--- SHORT TASK ---
Copy exactly the lines from the one containing "Give me the" through the one containing "import pandas as pd", both included, and leave out any pictures.

· · ·

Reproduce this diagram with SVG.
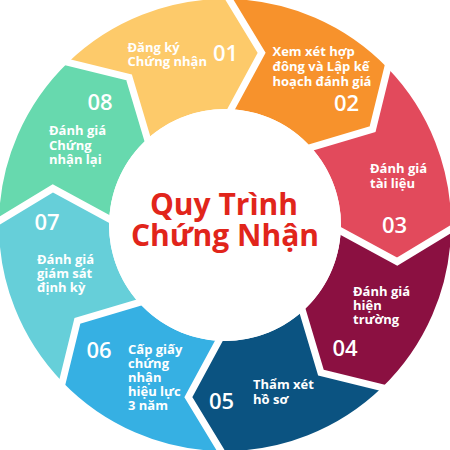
<svg xmlns="http://www.w3.org/2000/svg" width="450" height="450" viewBox="0 0 450 450">
<style>
.lbl{font-family:"Open Sans","Liberation Sans",sans-serif;font-weight:700;font-size:13px;fill:#ffffff}
.num{font-family:"Open Sans","Liberation Sans",sans-serif;font-weight:600;font-size:22px;fill:#ffffff}
.title{font-family:"Open Sans","Liberation Sans",sans-serif;font-weight:700;font-size:30px;fill:#E1251B;text-anchor:middle}
.sep{fill:none;stroke:#ffffff;stroke-width:7;stroke-linejoin:miter;stroke-miterlimit:10}
</style>
<rect width="450" height="450" fill="#ffffff"/>
<g id="step01">
<path fill="#FDCA6A" d="M68.0,62.4 A226 226 0 0 1 228.9,-1.0 L261.6,52.8 L231.1,109.2 A116 116 0 0 0 147.4,138.8 L129.1,77.4 Z"/>
<text class="lbl"><tspan x="127.5" y="51.5">Đăng ký</tspan><tspan x="127.5" y="65.5">Chứng nhận</tspan></text>
<text class="num" x="213" y="61">01</text>
</g>
<g id="step02">
<path fill="#F7922C" d="M228.9,-1.0 A226 226 0 0 1 387.6,68.0 L372.6,129.1 L311.2,147.4 A116 116 0 0 0 231.1,109.2 L261.6,52.8 Z"/>
<text class="lbl"><tspan x="272.5" y="55.5">Xem xét hợp</tspan><tspan x="272.5" y="70.5">đông và Lập kế</tspan><tspan x="272.5" y="85.5">hoạch đánh giá</tspan></text>
<text class="num" x="334" y="111">02</text>
</g>
<g id="step03">
<path fill="#E24A5C" d="M387.6,68.0 A226 226 0 0 1 451.0,228.9 L397.2,261.6 L340.8,231.1 A116 116 0 0 0 311.2,147.4 L372.6,129.1 Z"/>
<text class="lbl"><tspan x="370" y="173">Đánh giá</tspan><tspan x="370" y="188">tài liệu</tspan></text>
<text class="num" x="382" y="233">03</text>
</g>
<g id="step04">
<path fill="#8B1041" d="M451.0,228.9 A226 226 0 0 1 382.0,387.6 L320.9,372.6 L302.6,311.2 A116 116 0 0 0 340.8,231.1 L397.2,261.6 Z"/>
<text class="lbl"><tspan x="353" y="296">Đánh giá</tspan><tspan x="353" y="310">hiện</tspan><tspan x="353" y="324">trường</tspan></text>
<text class="num" x="332.5" y="355.5">04</text>
</g>
<g id="step05">
<path fill="#0B5381" d="M382.0,387.6 A226 226 0 0 1 221.1,451.0 L188.4,397.2 L218.9,340.8 A116 116 0 0 0 302.6,311.2 L320.9,372.6 Z"/>
<text class="lbl"><tspan x="253" y="389">Thẩm xét</tspan><tspan x="253" y="403.5">hồ sơ</tspan></text>
<text class="num" x="209" y="408.5">05</text>
</g>
<g id="step06">
<path fill="#36B0E3" d="M221.1,451.0 A226 226 0 0 1 62.4,382.0 L77.4,320.9 L138.8,302.6 A116 116 0 0 0 218.9,340.8 L188.4,397.2 Z"/>
<text class="lbl"><tspan x="128" y="353.5">Cấp giấy</tspan><tspan x="128" y="367.5">chứng</tspan><tspan x="128" y="381.5">nhận</tspan><tspan x="128" y="395.5">hiệu lực</tspan><tspan x="128" y="410">3 năm</tspan></text>
<text class="num" x="86.5" y="358">06</text>
</g>
<g id="step07">
<path fill="#66CFD9" d="M62.4,382.0 A226 226 0 0 1 -1.0,221.1 L52.8,188.4 L109.2,218.9 A116 116 0 0 0 138.8,302.6 L77.4,320.9 Z"/>
<text class="lbl"><tspan x="37" y="263.5">Đánh giá</tspan><tspan x="37" y="277.5">giám sát</tspan><tspan x="37" y="291.5">định kỳ</tspan></text>
<text class="num" x="34.5" y="229.5">07</text>
</g>
<g id="step08">
<path fill="#67D9AE" d="M-1.0,221.1 A226 226 0 0 1 68.0,62.4 L129.1,77.4 L147.4,138.8 A116 116 0 0 0 109.2,218.9 L52.8,188.4 Z"/>
<text class="lbl"><tspan x="49" y="135">Đánh giá</tspan><tspan x="49" y="150">Chứng</tspan><tspan x="49" y="164">nhận lại</tspan></text>
<text class="num" x="87.5" y="110">08</text>
</g>
<g id="connectors">
<polyline class="sep" points="152.9,157.2 129.1,77.4 55.8,59.4"/>
<polyline class="sep" points="221.95,126.1 261.6,52.8 222.4,-11.8"/>
<polyline class="sep" points="292.8,152.9 372.6,129.1 390.6,55.8"/>
<polyline class="sep" points="323.9,221.95 397.2,261.6 461.8,222.4"/>
<polyline class="sep" points="297.1,292.8 320.9,372.6 394.2,390.6"/>
<polyline class="sep" points="228.05,323.9 188.4,397.2 227.6,461.8"/>
<polyline class="sep" points="157.2,297.1 77.4,320.9 59.4,394.2"/>
<polyline class="sep" points="126.1,228.05 52.8,188.4 -11.8,227.6"/>
</g>
<g id="center">
<circle cx="225" cy="225" r="116" fill="#ffffff"/>
<text class="title" x="224" y="215">Quy Trình</text>
<text class="title" x="225" y="246">Chứng Nhận</text>
</g>
</svg>
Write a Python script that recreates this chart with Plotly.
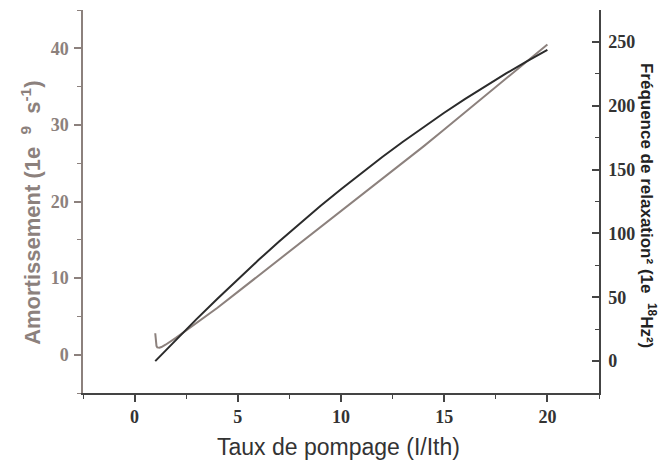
import plotly.graph_objects as go

# Pumping rate (I/Ith)
x_damp = [1.0, 1.03, 1.06, 1.1, 1.15, 1.2, 1.3, 1.5, 2, 3, 4, 5, 6, 7, 8, 9, 10,
          11, 12, 13, 14, 15, 16, 17, 18, 19, 20]
# Damping (1e9 s^-1)
damping = [2.8, 1.6, 1.15, 0.95, 0.88, 0.9, 1.0, 1.3, 2.2, 4.1, 6.1, 8.2, 10.3, 12.4,
           14.5, 16.6, 18.8, 20.9, 23.0, 25.1, 27.2, 29.4, 31.6, 33.8, 36.0, 38.2, 40.5]

x_freq = [1, 2, 3, 4, 5, 6, 7, 8, 9, 10, 11, 12, 13, 14, 15, 16, 17, 18, 19, 20]
# Relaxation frequency squared (1e18 Hz^2)
freq2 = [0, 16.7, 32.9, 48.7, 64.1, 79.1, 93.6, 107.7, 121.4, 134.6, 147.5,
         159.9, 171.8, 183.4, 194.5, 205.2, 215.5, 225.3, 234.7, 243.7]

x_ticks = [0, 5, 10, 15, 20]
y1_ticks = [0, 10, 20, 30, 40]
y2_ticks = [0, 50, 100, 150, 200, 250]

GRAY = "#8c817d"
DARK = "#2b2b2b"
tickfont_gray = dict(family="Liberation Serif", size=18, color=GRAY, weight="bold")
tickfont_dark = dict(family="Liberation Serif", size=18, color="#333333", weight="bold")

fig = go.Figure()
fig.add_trace(go.Scatter(x=x_damp, y=damping, mode="lines",
                         line=dict(color=GRAY, width=2), yaxis="y", showlegend=False))
fig.add_trace(go.Scatter(x=x_freq, y=freq2, mode="lines",
                         line=dict(color=DARK, width=2), yaxis="y2", showlegend=False))

fig.update_layout(
    width=661, height=459,
    margin=dict(l=75, r=70, t=2, b=73.6),
    plot_bgcolor="white", paper_bgcolor="white",
    xaxis=dict(range=[-2.5, 22.5], tickvals=x_ticks, showgrid=False, zeroline=False,
               showline=True, linecolor="#444444", linewidth=1.5,
               ticks="outside", ticklen=7, tickcolor="#444444", tickwidth=1.5,
               minor=dict(dtick=2.5, tick0=0, ticks="outside", ticklen=4,
                          tickcolor="#444444", tickwidth=1.2),
               tickfont=tickfont_dark),
    yaxis=dict(range=[-5, 45], tickvals=y1_ticks, showgrid=False, zeroline=False,
               showline=True, linecolor=GRAY, linewidth=1.5,
               ticks="outside", ticklen=7, tickcolor=GRAY, tickwidth=1.5,
               minor=dict(dtick=5, tick0=0, ticks="outside", ticklen=4,
                          tickcolor=GRAY, tickwidth=1.2),
               tickfont=tickfont_gray, ticklabelstandoff=2),
    yaxis2=dict(range=[-25, 275], tickvals=y2_ticks, overlaying="y", side="right",
                anchor="x", showgrid=False, zeroline=False,
                showline=True, linecolor="#444444", linewidth=1.5,
                ticks="inside", ticklen=7, tickcolor="#444444", tickwidth=1.5,
                minor=dict(dtick=25, tick0=0, ticks="inside", ticklen=4,
                           tickcolor="#444444", tickwidth=1.2),
                tickfont=tickfont_dark, ticklabelstandoff=4),
    annotations=[
        dict(text="Amortissement (1e\u00a0\u00a0<sup>9</sup>\u00a0\u00a0s<sup>-1</sup>)",
             xref="paper", yref="paper", x=-0.101, y=0.47, showarrow=False,
             textangle=-90, xanchor="center", yanchor="middle",
             font=dict(family="Liberation Sans", size=22, color=GRAY, weight="bold")),
        dict(text="Fréquence de relaxation² (1e\u00a0\u00a0<sup>18</sup>Hz²)",
             xref="paper", yref="paper", x=1.095, y=0.491, showarrow=False,
             textangle=90, xanchor="center", yanchor="middle",
             font=dict(family="Liberation Sans", size=17, color="#222222", weight="bold")),
        dict(text="Taux de pompage (I/Ith)",
             xref="paper", yref="paper", x=0.495, y=-0.14, showarrow=False,
             xanchor="center", yanchor="middle",
             font=dict(family="Liberation Sans", size=23, color="#333333")),
    ],
)

fig.write_html("out.html")
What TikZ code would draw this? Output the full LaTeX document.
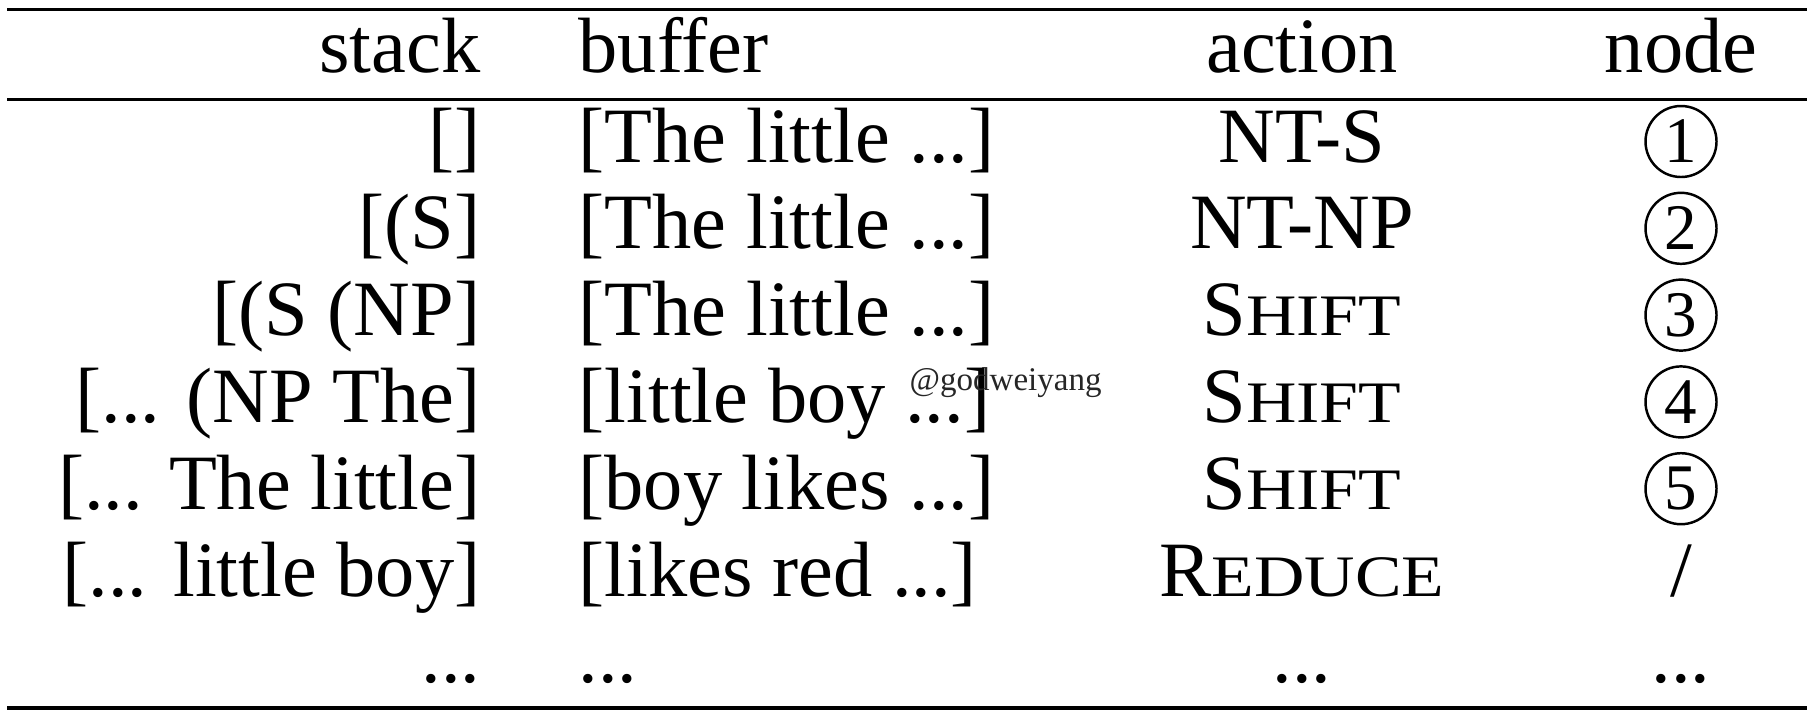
\documentclass[tikz,border=0pt]{standalone}
\usepackage{fontspec}
\setmainfont{Liberation Serif}
\usepackage{graphicx}

\begin{document}
\begin{tikzpicture}
  \newcommand\stackx{4.81}
  \newcommand\bufferx{5.78}
  \newcommand\actionx{13.02}
  \newcommand\nodex{16.81}
  \newcommand\firstrow{1.62}
  \newcommand\rowspacing{0.868}
  \newcommand\circlelift{0.205}
  \newcommand\smallcap[2]{#1\scalebox{0.89}[0.75]{#2}}

  \tikzset{cell/.style={inner sep=0, font=\fontsize{22.3}{26}\selectfont}}
  \tikzset{stackcell/.style={cell, anchor=base east}}
  \tikzset{buffercell/.style={cell, anchor=base west}}
  \tikzset{actioncell/.style={cell, anchor=base}}
  \tikzset{nodecircle/.style={draw, circle, line width=0.7pt, inner sep=0, minimum size=0.71cm, font=\fontsize{18.5}{20}\selectfont}}
  \tikzset{heavyrule/.style={line width=0.035cm}}
  \tikzset{lightrule/.style={line width=0.03cm}}

  \useasboundingbox (0, 0) rectangle (18.13, -7.18);

  % rules
  \coordinate (toprule-w) at (0.07, -0.093);
  \coordinate (toprule-e) at (18.07, -0.093);
  \coordinate (midrule-w) at (0.07, -0.995);
  \coordinate (midrule-e) at (18.07, -0.995);
  \coordinate (botrule-w) at (0.07, -7.08);
  \coordinate (botrule-e) at (18.07, -7.08);
  \draw[heavyrule] (toprule-w) -- (toprule-e);
  \draw[lightrule] (midrule-w) -- (midrule-e);
  \draw[heavyrule] (botrule-w) -- (botrule-e);

  % header
  \node[stackcell] at (\stackx, -0.72) (hd-stack) {stack};
  \node[buffercell] at (\bufferx, -0.72) (hd-buffer) {buffer};
  \node[actioncell] at (\actionx, -0.72) (hd-action) {action};
  \node[actioncell] at (\nodex, -0.72) (hd-node) {node};

  % transitions
  \foreach \stk/\buf/\act [count=\r from 1] in {{[]}/{[The little ...]}/{NT-S}, {[(S]}/{[The little ...]}/{NT-NP}, {[(S (NP]}/{[The little ...]}/{\smallcap{S}{HIFT}}, {[... (NP The]}/{[little boy ...]}/{\smallcap{S}{HIFT}}, {[... The little]}/{[boy likes ...]}/{\smallcap{S}{HIFT}}, {[... little boy]}/{[likes red ...]}/{\smallcap{R}{EDUCE}}, {...}/{...}/{...}}{
    \node[stackcell] at (\stackx, {-\firstrow-(\r-1)*\rowspacing}) (stk-\r) {\stk};
    \node[buffercell] at (\bufferx, {-\firstrow-(\r-1)*\rowspacing}) (buf-\r) {\buf};
    \node[actioncell] at (\actionx, {-\firstrow-(\r-1)*\rowspacing}) (act-\r) {\act};
  }

  \foreach \n in {1, ..., 5}{
    \node[nodecircle] at (\nodex, {-\firstrow-(\n-1)*\rowspacing+\circlelift}) (nd-\n) {\n};
  }
  \node[actioncell] at (\nodex, {-\firstrow-5*\rowspacing}) (nd-6) {/};
  \node[actioncell] at (\nodex, {-\firstrow-6*\rowspacing}) (nd-7) {...};

  % watermark
  \node[inner sep=0, anchor=base west, text=black!85, font=\fontsize{9.4}{11}\selectfont] at (9.09, -3.90) (mark) {@godweiyang};
\end{tikzpicture}
\end{document}
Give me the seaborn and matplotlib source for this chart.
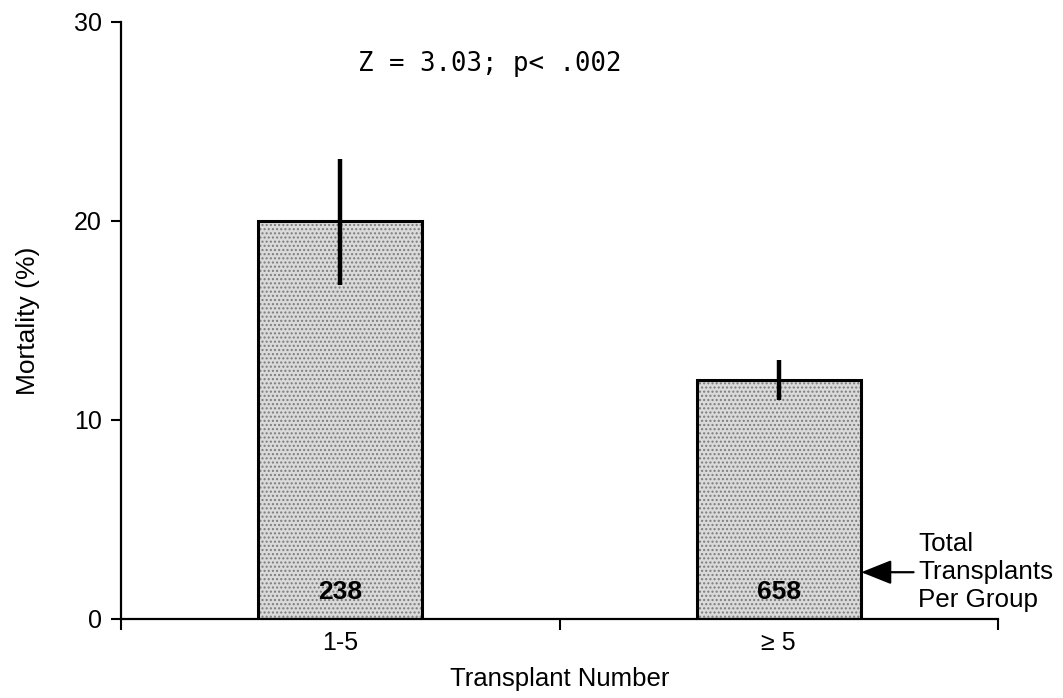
import matplotlib
matplotlib.use("Agg")
import matplotlib.pyplot as plt
import seaborn as sns
import pandas as pd

categories = ["1-5", "\u2265 5"]
mortality = [20.0, 12.0]
err_high = [23.1, 13.0]
err_low = [16.8, 11.0]
n_transplants = ["238", "658"]
y_ticks = [0, 10, 20, 30]
stat_text = "Z = 3.03; p< .002"

sns.set_theme(style="ticks")
plt.rcParams["font.family"] = ["Liberation Sans", "DejaVu Sans"]
plt.rcParams["hatch.linewidth"] = 1.0
plt.rcParams["text.color"] = "black"

fig = plt.figure(figsize=(10.63, 6.98), dpi=100)
ax = fig.add_axes([0.1138, 0.1132, 0.8251, 0.8553])

df = pd.DataFrame({"group": categories, "mortality": mortality})
# stippled fill
sns.barplot(data=df, x="group", y="mortality", ax=ax, width=0.374,
            color="#dadada", saturation=1, edgecolor="#7c7c7c", linewidth=0,
            hatch="....", errorbar=None)
# black outline
sns.barplot(data=df, x="group", y="mortality", ax=ax, width=0.374,
            color="black", saturation=1, fill=False, linewidth=2.2,
            errorbar=None)

# error bars
ax.vlines(range(len(categories)), err_low, err_high, color="black",
          linewidth=3.2, zorder=5)

# counts inside bars
for i, n in enumerate(n_transplants):
    ax.text(i, 1.35, n, ha="center", va="center", fontsize=19,
            fontweight="bold", color="black", zorder=6)

ax.set_xlim(-0.5, 1.5)
ax.set_ylim(0, 30)
ax.set_yticks(y_ticks)
ax.set_xticks(range(len(categories)))
ax.set_xticklabels(categories)
ax.set_xticks([-0.5, 0.5, 1.5], minor=True)
ax.tick_params(axis="x", which="major", length=0, pad=9, labelsize=18,
               colors="black")
ax.tick_params(axis="x", which="minor", length=8, width=1.5, direction="out",
               color="black")
ax.tick_params(axis="y", length=7, width=1.5, pad=7, labelsize=18,
               colors="black")

sns.despine(ax=ax)
for side in ["left", "bottom"]:
    ax.spines[side].set_linewidth(1.6)
    ax.spines[side].set_color("black")

ax.set_xlabel("Transplant Number", fontsize=18.5, labelpad=8, color="black")
ax.set_ylabel("Mortality (%)", fontsize=19, labelpad=24, color="black")

ax.text(0.341, 27.9, stat_text, ha="center", va="center", fontsize=18.5,
        family="DejaVu Sans Mono", color="black")

ax.annotate("Total\nTransplants\nPer Group", xy=(1.188, 2.35),
            xytext=(1.318, 2.35), ha="left", va="center", fontsize=18.7,
            linespacing=1.2, annotation_clip=False, color="black",
            arrowprops=dict(arrowstyle="-|>,head_length=1.0,head_width=0.4",
                            color="black", lw=1.6, shrinkA=1, shrinkB=0))

fig.savefig("out.png", dpi=100)
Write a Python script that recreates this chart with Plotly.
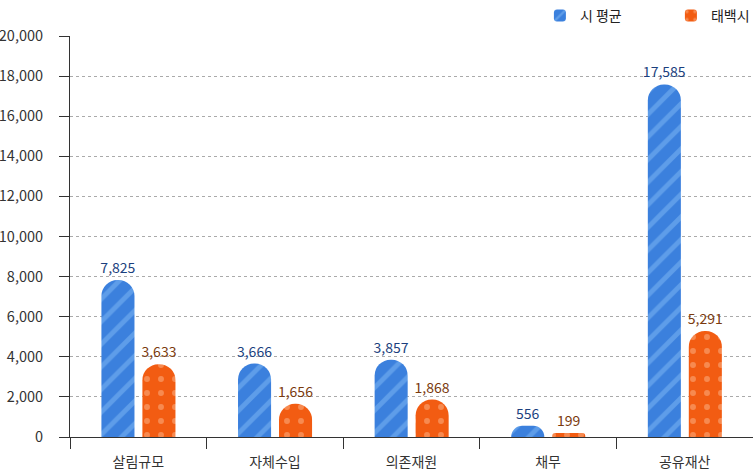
import plotly.graph_objects as go

categories = ["살림규모", "자체수입", "의존재원", "채무", "공유재산"]
city_avg = [7825, 3666, 3857, 556, 17585]
taebaek = [3633, 1656, 1868, 199, 5291]
series_names = ["시 평균", "태백시"]
y_ticks = [0, 2000, 4000, 6000, 8000, 10000, 12000, 14000, 16000, 18000, 20000]

FONT = "Noto Sans CJK KR"

fig = go.Figure()
fig.add_trace(go.Bar(
    name=series_names[0], x=categories, y=city_avg,
    width=0.242, offset=-0.27,
    marker=dict(color="#3b80dd", cornerradius="50%", line=dict(width=0),
                pattern=dict(shape="/", size=16, solidity=0.3,
                             bgcolor="#3b80dd", fgcolor="#5e9de9", fgopacity=1)),
    text=[f"{v:,}" for v in city_avg], textposition="outside", constraintext="none",
    textfont=dict(color="#1b3f7e", size=14, family=FONT),
    cliponaxis=False,
))
fig.add_trace(go.Bar(
    name=series_names[1], x=categories, y=taebaek,
    width=0.242, offset=0.03,
    marker=dict(color="#f25c12", cornerradius="50%", line=dict(width=0),
                pattern=dict(shape=".", size=14, solidity=0.14,
                             bgcolor="#f25c12", fgcolor="#f78a50", fgopacity=1)),
    text=[f"{v:,}" for v in taebaek], textposition="outside", constraintext="none",
    textfont=dict(color="#7a3a0e", size=14, family=FONT),
    cliponaxis=False,
))

fig.update_layout(
    width=753, height=472,
    margin=dict(l=70, r=0, t=36, b=35, autoexpand=False),
    plot_bgcolor="white", paper_bgcolor="white",
    font=dict(family=FONT, color="#333333", size=13),
    barmode="group",
    showlegend=True,
    legend=dict(orientation="h", xref="container", yref="container",
                x=0.717, xanchor="left", y=1, yanchor="top",
                font=dict(size=14, color="#222222"), entrywidth=86,
                bgcolor="rgba(0,0,0,0)"),
    xaxis=dict(showline=True, linecolor="#333333", linewidth=1,
               ticks="outside", tickson="boundaries", ticklen=11, tickcolor="#333333",
               ticklabelstandoff=12,
               tickfont=dict(size=14, color="#333333"), showgrid=False),
    yaxis=dict(range=[0, 20000], tickvals=y_ticks, tickformat=",",
               showline=True, linecolor="#333333", linewidth=1,
               ticks="outside", ticklen=10, tickcolor="#333333",
               ticklabelstandoff=13,
               showgrid=True, gridcolor="#aaaaaa", griddash="dot", gridwidth=1,
               zeroline=False, tickfont=dict(size=14.5, color="#333333")),
)

fig.write_html("out.html")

· · ·

--- FINISHED ANSWER ---
Give me the seaborn and matplotlib source for this chart.
import matplotlib
matplotlib.use("Agg")
import matplotlib.pyplot as plt
import seaborn as sns
import pandas as pd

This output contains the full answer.